This BBC article by Jonathan Amos tells us that new evidence appears to support the ‘dogs as scavengers’ hypothesis (i.e., that the human-dog relationship evolved through a process of assimilation; dogs hung around the food generated by human settlements, so hung around human settlements and moved from a commensal to a mutualistic relationship with humans by gradually involving themselves in human existence. The most docile and cooperative would be more successful and may therefore have benefited from additional human benefaction.
The ‘opposing’ hypothesis is that we humans were the agents in the interaction; some humans adopted wolves (as puppies, it is often suggested, which allowed them to be more easily tamed) and began to use them for hunting or possibly security, selecting for traits that served the humans best.
If I had to pick one, I would go for the scavenger hypothesis; not just because of this recent evidence, which is interesting, but also because in some cultures dogs still are, essentially, commensals. They hang around villages, not owned and not wanted, and scavenge. Genetically, these dogs are as closely related to wolves as they are domestic dogs; the researchers think this indicates that they have been more ‘naturally selected’ than other domestic dogs, with less human input into their evolutionary development. (This suggests, though, that human involvement in an association automatically makes the result ‘unnatural’, a line of thought I don’t tend to agree with – more on that another time).

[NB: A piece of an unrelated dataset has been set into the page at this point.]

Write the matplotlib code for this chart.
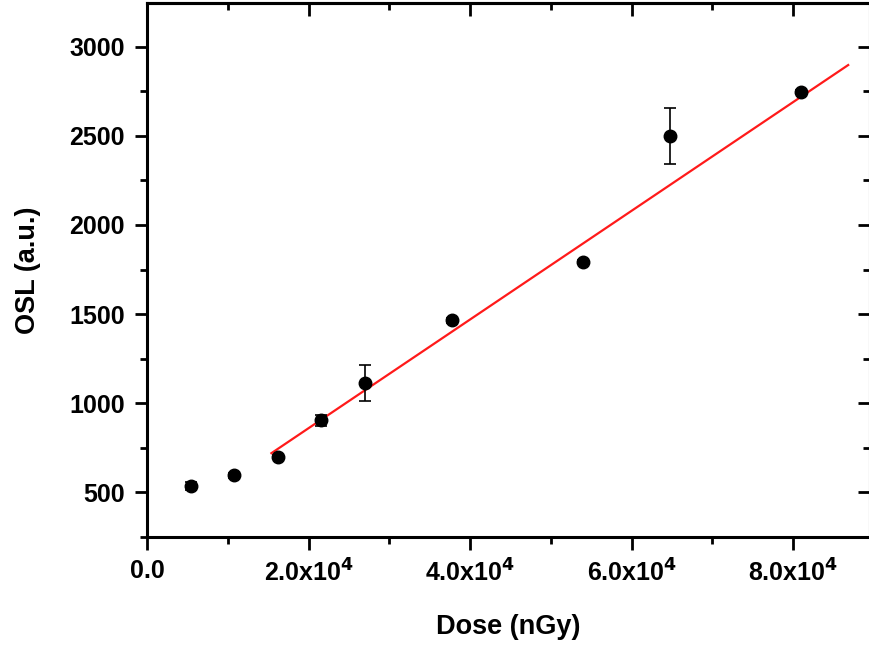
import matplotlib
matplotlib.use("Agg")
import matplotlib.pyplot as plt
from matplotlib.ticker import MultipleLocator, FuncFormatter
import numpy as np

# ---- data ----
dose = [5.4e3, 10.8e3, 16.2e3, 21.6e3, 27.0e3, 37.8e3, 54.0e3, 64.8e3, 81.0e3]
osl = [534, 595, 700, 905, 1112, 1465, 1792, 2497, 2745]
osl_err = [22, 12, 10, 32, 100, 15, 12, 157, 10]

fit_slope = 0.03049
fit_intercept = 250.5
fit_x_range = [15.4e3, 86.8e3]

x_ticks = [0, 2e4, 4e4, 6e4, 8e4]
y_ticks = [500, 1000, 1500, 2000, 2500, 3000]

plt.rcParams['font.family'] = ['Liberation Sans', 'DejaVu Sans']
plt.rcParams['font.weight'] = 'bold'
plt.rcParams['mathtext.default'] = 'bf'

W, H = 869, 654
fig = plt.figure(figsize=(W / 100, H / 100), dpi=100)
x0, x1 = 147, 870
y0, y1 = 537, 3
ax = fig.add_axes([x0 / W, (H - y0) / H, (x1 - x0) / W, (y0 - y1) / H])

fx = np.array(fit_x_range)
ax.plot(fx, fit_intercept + fit_slope * fx, color='#ff1a1a', lw=1.6, zorder=2)
ax.errorbar(dose, osl, yerr=osl_err, fmt='o', color='black', ms=9,
            elinewidth=1.2, capsize=4.5, capthick=1.2, zorder=3)

ax.set_xlim(0, 8.95e4)
ax.set_ylim(250, 3245)

def xfmt(v, pos):
    if v == 0:
        return '0.0'
    e = int(np.floor(np.log10(abs(v))))
    m = v / 10 ** e
    return r'%.1fx10$^{\mathbf{%d}}$' % (m, e)

ax.xaxis.set_major_locator(plt.FixedLocator(x_ticks))
ax.xaxis.set_minor_locator(MultipleLocator(1e4))
ax.xaxis.set_major_formatter(FuncFormatter(xfmt))
ax.yaxis.set_major_locator(plt.FixedLocator(y_ticks))
ax.yaxis.set_minor_locator(MultipleLocator(250))

for s in ax.spines.values():
    s.set_linewidth(2.2)

ax.tick_params(which='major', direction='out', length=9, width=2.0,
               labelsize=18, pad=7)
ax.tick_params(which='minor', direction='out', length=5, width=2.0)
ax.tick_params(axis='x', which='major', pad=7)
ax.tick_params(which='both', top=False, right=False)

# mirrored ticks (inward) on top and right
sx = ax.secondary_xaxis('top')
sx.xaxis.set_major_locator(plt.FixedLocator(x_ticks))
sx.xaxis.set_minor_locator(MultipleLocator(1e4))
sx.tick_params(which='major', direction='in', length=9, width=2.0, labeltop=False)
sx.tick_params(which='minor', direction='in', length=5, width=2.0)
sx.spines['top'].set_linewidth(2.2)
sy = ax.secondary_yaxis('right')
sy.yaxis.set_major_locator(plt.FixedLocator(y_ticks))
sy.yaxis.set_minor_locator(MultipleLocator(250))
sy.tick_params(which='major', direction='in', length=9, width=2.0, labelright=False)
sy.tick_params(which='minor', direction='in', length=5, width=2.0)
sy.spines['right'].set_linewidth(2.2)

for lab in ax.get_xticklabels() + ax.get_yticklabels():
    lab.set_fontweight('bold')

ax.set_xlabel('Dose (nGy)', fontsize=19.5, fontweight='bold', labelpad=20)
ax.set_ylabel('OSL (a.u.)', fontsize=19.5, fontweight='bold', labelpad=20)

fig.savefig('out.png', dpi=100)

The human preferences in question have led, it is thought, to ‘neoteny’ in dogs. This means they appear to have evolved into permanent wolf-pups, with many youthful characteristics, (that would in wolves be ‘grown out of’) preserved into adulthood. Examples are obedience, docility, flatter faces and floppy ears, though this obviously varies between breeds and individuals.
Personally, I don’t think the two theories are necessarily mutually-exclusive; if I remember rightly, there is also evidence to suggest that wolves were domesticated almost concurrently in multiple cultures; this being the case, there’s no reason why different processes could have prevailed in different areas. There’s also nothing to say that humans chose to feed, raise and employ certain individuals from the local scavenger pack, which could have accelerated a symbiotic process.
Acknowledging, then, that the dog is not a chosen domesticate or companion everywhere, for those cultures (like mine) which have an enduring and generally positive relationship with them, I prefer to think in terms of ‘co-evolution’: we didn’t pin them down and force them to associate with us and they didn’t coerce us into it…. I like to think we chose one another.